The Jammu and Kashmir High Court has ordered the Union government to bring back a 63-year-old woman to India on humanitarian grounds after she was deported to Pakistan during a crackdown on Pakistani citizens following the Pahalgam terror attack.

The order was passed on June 6.

Rakshanda Rashid, the petitioner, had lived in Jammu on a long-term visa for 38 years with her husband, a retired government official, and two children, The Hindu reported.

She was detained by the Jammu and Kashmir Police and taken to the Attari-Wagah border checkpoint, from where she was deported to Pakistan on April 30.

Since being deported, Rashid has been living at a hotel in Lahore, her daughter Falak Sheikh told The Hindu. Rashid has no relatives in Pakistan and may soon run out of the cash she had taken from India, her daughter said.

Sheikh told the newspaper that her mother had applied for Indian citizenship in 1996 but the application had not been processed.

The petitioner’s husband Sheikh Zahoor Ahmed said that Rashid had no one in Pakistan who could take care of his wife, who was suffering from several ailments.

According to the court order, Ahmed said that Rashid’s “health and life is at risk with each passing day and [she had been] left to fend for herself as abandoned”.

Judge Rahul Bharti said in the order that human rights were the “most sacrosanct component of a human life” and, therefore, “there are occasions when a constitutional court is supposed to come up with SOS-like indulgence notwithstanding the merits and demerits of a case…”

The merits of the case can be adjudicated separately, the judge said.

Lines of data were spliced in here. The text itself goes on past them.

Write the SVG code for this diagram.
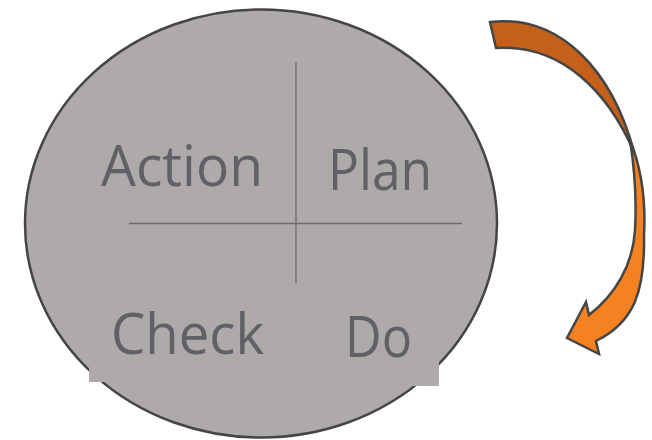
<svg xmlns="http://www.w3.org/2000/svg" width="652" height="440" viewBox="0 0 652 440">
<style>
.lbl{font-family:"Open Sans","Liberation Sans",sans-serif;font-size:57px;fill:#606166}
.div{stroke:#6b6b6f;stroke-width:1.3;fill:none}
.arr{stroke:#454545;stroke-width:2.5;stroke-linejoin:miter}
</style>
<rect width="652" height="440" fill="#ffffff"/>
<g id="circle">
<ellipse cx="261" cy="223.5" rx="236" ry="214" fill="#adaaa9" stroke="#454545" stroke-width="2.5"/>
<rect x="89" y="300" width="215" height="82" fill="#adaaa9"/>
<rect x="300" y="300" width="139" height="86" fill="#adaaa9"/>
</g>
<g id="dividers">
<line class="div" x1="296" y1="62" x2="296" y2="283"/>
<line class="div" x1="129" y1="223.5" x2="462" y2="223.5"/>
</g>
<g id="action"><text class="lbl" x="101" y="186" textLength="162" lengthAdjust="spacingAndGlyphs">Action</text></g>
<g id="plan"><text class="lbl" x="328" y="190" textLength="104" lengthAdjust="spacingAndGlyphs">Plan</text></g>
<g id="check"><text class="lbl" x="111" y="354" textLength="153" lengthAdjust="spacingAndGlyphs">Check</text></g>
<g id="do"><text class="lbl" x="345" y="357" textLength="67" lengthAdjust="spacingAndGlyphs">Do</text></g>
<g id="connectors">
<path class="arr" fill="#c5601a" d="M490,22 C560,14 612,70 634,152 C608,92 562,44 496,48 Z"/>
<path class="arr" fill="#f58220" d="M630,140 C642,170 646,200 644,235 C645,290 635,322 596,341 L599,354 L567,338 L586,302 L589,315 C615,295 633,265 635,230 C637,195 634,165 630,140 Z"/>
</g>
</svg>
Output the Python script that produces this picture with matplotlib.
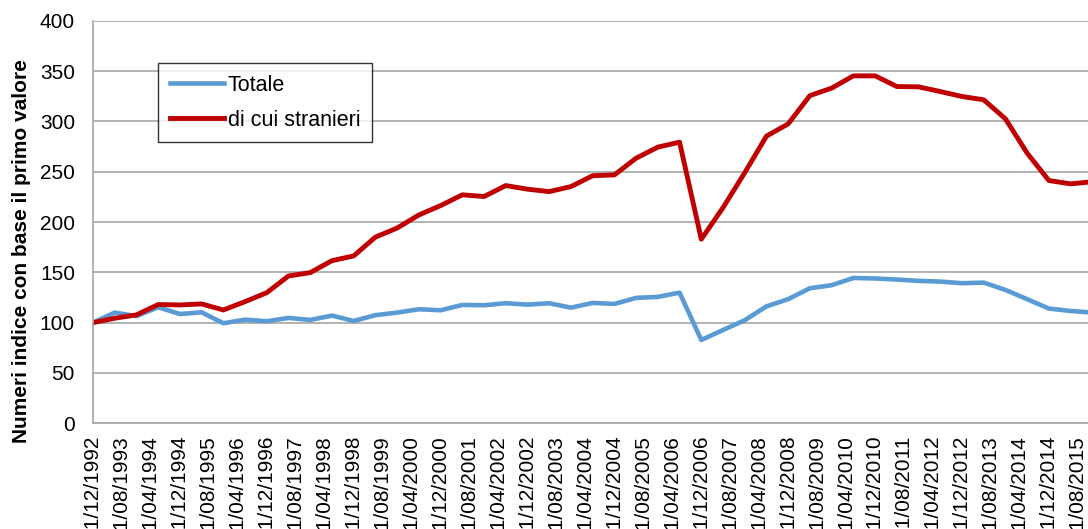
import matplotlib
matplotlib.use("Agg")
import matplotlib.pyplot as plt
import numpy as np

plt.rcParams['font.family'] = ['Liberation Sans', 'DejaVu Sans']

# semi-annual observations from 01/12/1992 to 01/12/2015 (months since 12/1992)
months = np.arange(0, 277, 6)

totale = [100, 110, 106.5, 115.3, 108.6, 110.3, 99.4, 103, 101.4, 104.7,
          102.7, 107, 101.7, 107.4, 110, 113.3, 112.3, 117.6, 117.3, 119.3,
          117.9, 119.3, 114.9, 119.6, 118.6, 124.6, 125.6, 129.8, 82.8, 92.7,
          102.4, 116.2, 123.3, 134.2, 137.2, 144.4, 143.9, 142.8, 141.5, 140.8,
          139.2, 139.8, 132.5, 123.3, 114, 111.6, 110]

stranieri = [100, 104.4, 107.7, 118, 117.6, 118.6, 112.6, 120.9, 129.8, 146.4,
             149.7, 161.6, 166.3, 185, 194, 207, 216.3, 227, 225.3, 236.2,
             232.6, 230.2, 235.2, 246, 246.8, 263.4, 274.4, 279.3, 182.9, 214.3,
             249, 285.3, 297.5, 325.6, 333, 345.2, 345.2, 334.6, 334.3, 329.6,
             324.7, 321.4, 302.5, 268.4, 241.2, 237.9, 240]

# tick labels every 8 months
tick_months = np.arange(0, 273, 8)
tick_labels = []
for m in tick_months:
    mm = (12 + m - 1) % 12 + 1
    yy = 1992 + (12 + m - 1) // 12
    tick_labels.append(f"01/{mm:02d}/{yy}")

fig = plt.figure(figsize=(10.88, 5.29), dpi=100)
ax = fig.add_axes([93 / 1088, (529 - 423.3) / 529, (1088 - 93) / 1088, (423.3 - 20.7) / 529])

ax.plot(months, totale, color='#5B9BD5', lw=3.3, label='Totale', solid_joinstyle='round')
ax.plot(months, stranieri, color='#C00000', lw=3.5, label='di cui stranieri', solid_joinstyle='round')

ax.set_xlim(0, 274.8)
ax.set_ylim(0, 400)
ax.set_yticks(range(0, 401, 50))
ax.set_xticks(tick_months)
ax.set_xticklabels(tick_labels, rotation=90, va='top', ha='center')
ax.tick_params(axis='both', length=0, labelsize=15)
ax.tick_params(axis='x', pad=9)
ax.tick_params(axis='y', pad=13)
ax.grid(axis='y', color='#a6a6a6', lw=1.2)
ax.set_axisbelow(True)
for s in ['top', 'right']:
    ax.spines[s].set_visible(False)
for s in ['left', 'bottom']:
    ax.spines[s].set_color('#a6a6a6')
    ax.spines[s].set_linewidth(1.2)

ax.set_ylabel('Numeri indice con base il primo valore', fontsize=15,
              fontweight='bold')
ax.yaxis.set_label_coords(-0.062, 0.428)

leg = ax.legend(loc='upper left', bbox_to_anchor=(65 / 995, 1 - 42 / 402.6),
                fontsize=15.5, frameon=True, fancybox=False, handlelength=2.5,
                handletextpad=0.2, borderpad=0.55, labelspacing=0.65,
                borderaxespad=0)
leg.get_frame().set_edgecolor('black')
leg.get_frame().set_linewidth(1.0)

fig.savefig('out.png', dpi=100)
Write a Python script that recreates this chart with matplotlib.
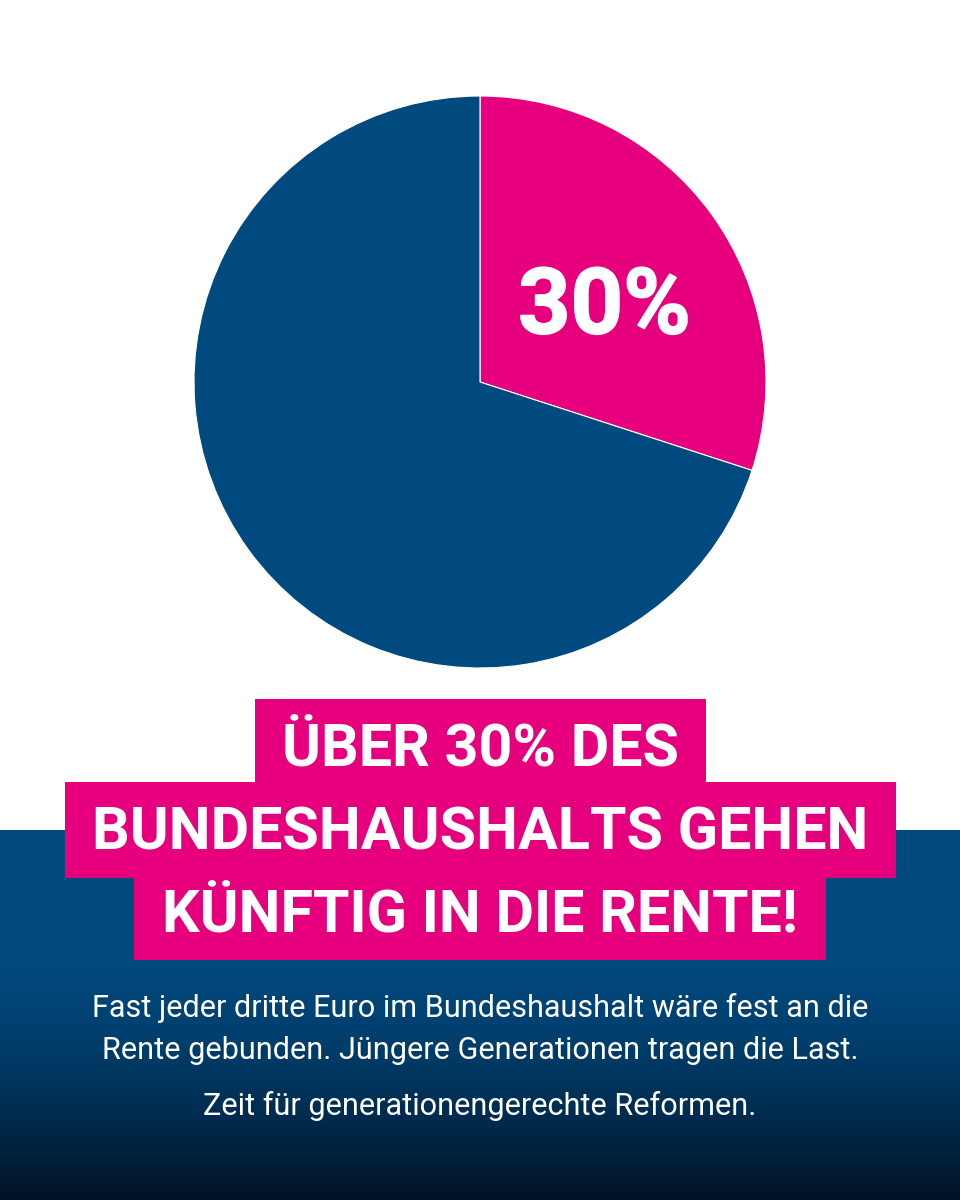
import numpy as np
import matplotlib
matplotlib.use("Agg")
import matplotlib.pyplot as plt
import matplotlib.patheffects as pe
from matplotlib.patches import Rectangle

# Data
shares = [30, 70]
slice_colors = ["#E6007E", "#004A7F"]
pie_label = "30%"
headline = ["ÜBER 30% DES", "BUNDESHAUSHALTS GEHEN", "KÜNFTIG IN DIE RENTE!"]
body = [
    "Fast jeder dritte Euro im Bundeshaushalt wäre fest an die",
    "Rente gebunden. Jüngere Generationen tragen die Last.",
    "Zeit für generationengerechte Reformen.",
]

plt.rcParams["font.family"] = "Roboto"

fig = plt.figure(figsize=(9.6, 12), dpi=100, facecolor="white")

# Background in pixel coordinates
bg = fig.add_axes([0, 0, 1, 1])
bg.set_xlim(0, 960)
bg.set_ylim(1200, 0)
bg.axis("off")

# Blue panel that fades to dark at the bottom
grad = np.linspace(830, 1200, 370).reshape(-1, 1)
c1 = np.array([0x00, 0x4A, 0x7F]) / 255
c2 = np.array([0x00, 0x12, 0x26]) / 255
stops = np.interp(grad, [960, 1040, 1120, 1200], [0, 0.2, 0.56, 1])
img = c1 + (c2 - c1) * stops[:, :, None]
bg.imshow(img, extent=[0, 960, 1200, 830], aspect="auto", zorder=1)
bg.set_xlim(0, 960)
bg.set_ylim(1200, 0)

# Headline boxes
boxes = [(255, 699, 451, 84), (65, 782, 831, 96), (134, 877, 692, 83)]
for x, y, w, h in boxes:
    bg.add_patch(Rectangle((x, y), w, h, color="#E6007E", lw=0, zorder=2))

for line, yb in zip(headline, [766, 849, 932]):
    bg.text(480, yb, line, color="white", fontsize=42.7, fontweight="bold",
            ha="center", va="baseline", zorder=3)

for line, yb in zip(body, [1017, 1059, 1115]):
    bg.text(480, yb, line, color="white", fontsize=22.1,
            ha="center", va="baseline", zorder=3)

# Pie
ax = fig.add_axes([194 / 960, 1 - 668 / 1200, 572 / 960, 572 / 1200])
ax.pie(shares, colors=slice_colors, startangle=90, counterclock=False,
       wedgeprops={"edgecolor": "white", "linewidth": 0.8})
ax.set_xlim(-1, 1)
ax.set_ylim(-1, 1)
ax.text(0.435, 0.17, pie_label, color="white", fontsize=66, fontweight="bold",
        ha="center", va="baseline",
        path_effects=[pe.withStroke(linewidth=1.2, foreground="white")])

fig.savefig("out.png", dpi=100)
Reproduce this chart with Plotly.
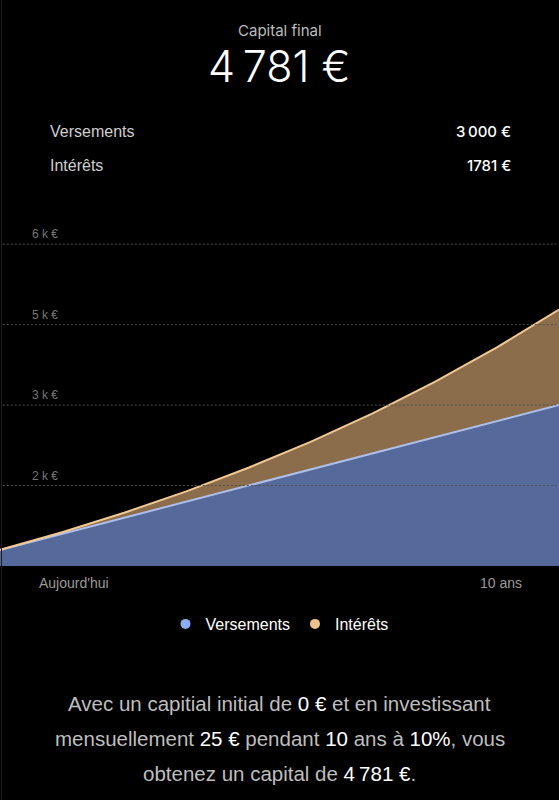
import plotly.graph_objects as go

# ---- data ----
years = [1, 2, 3, 4, 5, 6, 7, 8, 9, 10]
versements = [300, 600, 900, 1200, 1500, 1800, 2100, 2400, 2700, 3000]
interets = [0, 30, 93, 192, 332, 515, 746, 1031, 1374, 1781]
ytick_vals = [1500, 3000, 4500, 6000]
ytick_text = ["2\u00a0k\u00a0€", "3\u00a0k\u00a0€", "5\u00a0k\u00a0€", "6\u00a0k\u00a0€"]
x_labels = ["Aujourd'hui", "10 ans"]
summary_labels = ["Versements", "Intérêts"]
summary_values = ["3\u202f000\u00a0€", "1781\u00a0€"]
final_label = "Capital final"
final_value = "4\u2009781 €"

W, H = 559, 800
T, B = 220, 234
PLOT_BOTTOM = H - B
PLOT_H = H - T - B

def py(p):
    return (PLOT_BOTTOM - p) / PLOT_H

def px(p):
    return p / W

FONT = "Liberation Sans, Arial, sans-serif"
BLUE_FILL = "#56699B"
BLUE_LINE = "#AEBFEA"
OR_FILL = "#8B6D4C"
OR_LINE = "#F3C891"

fig = go.Figure()
fig.add_trace(go.Scatter(x=years, y=versements, stackgroup="s", mode="lines",
                         line=dict(color=BLUE_LINE, width=2), fillcolor=BLUE_FILL,
                         showlegend=False, name="Versements"))
fig.add_trace(go.Scatter(x=years, y=interets, stackgroup="s", mode="lines",
                         line=dict(color=OR_LINE, width=2), fillcolor=OR_FILL,
                         showlegend=False, name="Intérêts"))
# legend entries
fig.add_trace(go.Scatter(x=[None], y=[None], mode="markers", name="Versements",
                         marker=dict(color="#8FAAF0", size=10)))
fig.add_trace(go.Scatter(x=[None], y=[None], mode="markers", name="Intérêts",
                         marker=dict(color="#EFC18F", size=10)))

def text_ann(text, x, y, size, color, xanchor="center", family=FONT, weight=None, yref="paper", yshift=0):
    f = dict(family=family, size=size, color=color)
    if weight:
        f["weight"] = weight
    return dict(text=text, x=x, y=y, xref="paper", yref=yref, xanchor=xanchor, yanchor="middle",
                yshift=yshift, showarrow=False, font=f, borderpad=0)

ann = []
ann.append(text_ann(final_label, 0.5, py(30), 15, "#BDBDBD", family="Inter, sans-serif"))
ann.append(text_ann(final_value, 0.5, py(66), 43, "#FFFFFF", family="Inter, sans-serif", weight=300))
for i, (lab, val) in enumerate(zip(summary_labels, summary_values)):
    yy = py(132 + 34 * i)
    ann.append(text_ann(lab, px(49), yy, 16, "#CFCFCF", xanchor="left"))
    ann.append(text_ann(val, px(512), yy, 15, "#FFFFFF", xanchor="right", family="Inter, sans-serif", weight=500))
for v, t in zip(ytick_vals, ytick_text):
    ann.append(text_ann(t, px(31), v, 12, "#767676", xanchor="left", yref="y", yshift=10))
ann.append(text_ann(x_labels[0], px(38), py(583), 14, "#9A9A9A", xanchor="left"))
ann.append(text_ann(x_labels[1], px(523), py(583), 14, "#9A9A9A", xanchor="right"))

W_ = "<span style='color:#FFFFFF'>%s</span>"
lines = [
    "Avec un capitial initial de " + W_ % "0 €" + " et en investissant",
    "mensuellement " + W_ % "25 €" + " pendant " + W_ % "10" + " ans à " + W_ % "10%" + ", vous",
    "obtenez un capital de " + W_ % "4\u2009781 €" + ".",
]
for i, l in enumerate(lines):
    ann.append(text_ann(l, 0.5, py(703 + 35 * i), 20.5, "#BEBEBE"))

shapes = []
for v in ytick_vals:
    shapes.append(dict(type="line", xref="paper", yref="y", x0=0.005, x1=0.995, y0=v, y1=v,
                       line=dict(color="#505050", width=1, dash="2px,2px"), layer="above"))
shapes.append(dict(type="line", xref="paper", yref="paper", x0=px(1.5), x1=px(1.5),
                   y0=py(H), y1=py(0), line=dict(color="#1E1E1E", width=1), layer="above"))

fig.update_layout(
    width=W, height=H,
    margin=dict(l=0, r=0, t=T, b=B),
    paper_bgcolor="#000000", plot_bgcolor="#000000",
    xaxis=dict(range=[1, 10], visible=False, fixedrange=True),
    yaxis=dict(range=[0, 6450], visible=False, fixedrange=True),
    annotations=ann, shapes=shapes,
    showlegend=True,
    legend=dict(orientation="h", x=0.5, xanchor="center", y=py(624), yanchor="middle",
                traceorder="normal",
                font=dict(family=FONT, size=16, color="#FFFFFF"), bgcolor="rgba(0,0,0,0)",
                itemclick=False, itemdoubleclick=False),
    hovermode=False,
)
fig.write_html("out.html", config={"displayModeBar": False},
               post_script="document.body.style.margin='0';document.body.style.background='#000';")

Given the “exceptional nature of facts and circumstances” of the case, the court ordered the Union home secretary to comply with the order within 10 days.

The petitioner’s counsel Ankur Sharma told The Hindu that the authorities had not acted on the order so far and Rashid had not yet returned to India.

The bench will hear the matter next on July 1, when the government is to file a compliance report.

The terror attack at Baisaran near the town of Pahalgam on April 22 left 26 persons dead and 16 injured. The terrorists targeted tourists after asking their names to ascertain their religion, the police said. All but three of those killed were Hindu.

Among several diplomatic measures, New Delhi had on April 24 announced that the visas of Pakistani citizens in India would stand revoked from April 27 and that they had to leave the country before the deadline.

Following the deadline, the police in many states had deported several Pakistani citizens who remained in the country.